GSA 2020 Connects Online

Paper No. 180-6
Presentation Time: 11:30 AM

DECREASING PHANEROZOIC EXTINCTION INTENSITY IS A PREDICTABLE CONSEQUENCE OF EARTH SURFACE OXYGENATION AND METAZOAN ECOPHYSIOLOGY


STOCKEY, Richard G.1, POHL, Alexandre2, RIDGWELL, Andy3, FINNEGAN, Seth4 and SPERLING, Erik A.1, (1)Department of Geological Sciences, Stanford University, 450 Jane Stanford Way, Building 320, Room 118, Stanford, CA 94305-2115, (2)Earth Sciences, University of California, Riverside, 900 University Ave., Riverside, CA 92521, (3)Department of Earth and Planetary Sciences, University of California, Riverside, 900 University Ave., Riverside, CA 92521, (4)Department of Integrative Biology and Museum of Paleontology, University of California, Berkeley, Valley Life Sciences Building, Berkeley, CA 94720-4780

The decline in background extinction rates of marine animals through geologic time is an established feature of the Phanerozoic fossil record.
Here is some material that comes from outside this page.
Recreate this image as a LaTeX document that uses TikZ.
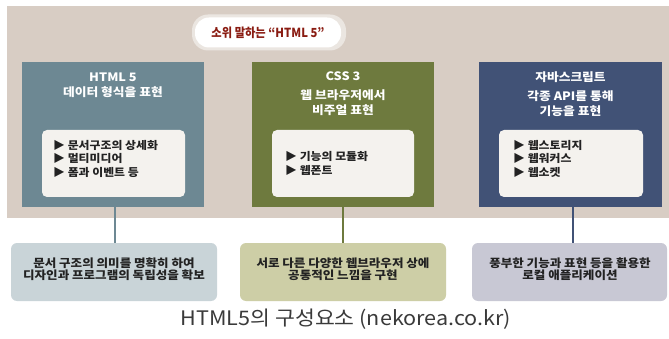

There is also growing consensus that Earth’s ocean-atmosphere system did not become oxygenated to near-modern levels until the mid-Paleozoic. Physiological theory suggests that the synergistic impacts of oxygen and temperature on aerobic respiration would have made marine animals more vulnerable to ocean warming events during periods of limited surface oxygenation. Here, we present a coupled ensemble Earth system and ecophysiological modeling approach to evaluate the feasibility of surface oxygenation as a first-order control on extinction rates through the Phanerozoic. We demonstrate that atmospheric oxygen does indeed have a fundamental influence on predicted warming-driven extinction. Although sensitivity analyses indicate that continental configuration, solar luminosity and the strength of the biological pump also impact the magnitude of modeled biodiversity loss to varying extents, atmospheric oxygen is a strong predictor of extinction vulnerability in all our analyses. We therefore suggest that the relative frequency of high-magnitude extinction events (particularly those not included in the canonical Big Five mass extinctions) early in the Phanerozoic is a predictable consequence of limited Paleozoic oxygenation and temperature-dependent hypoxia responses.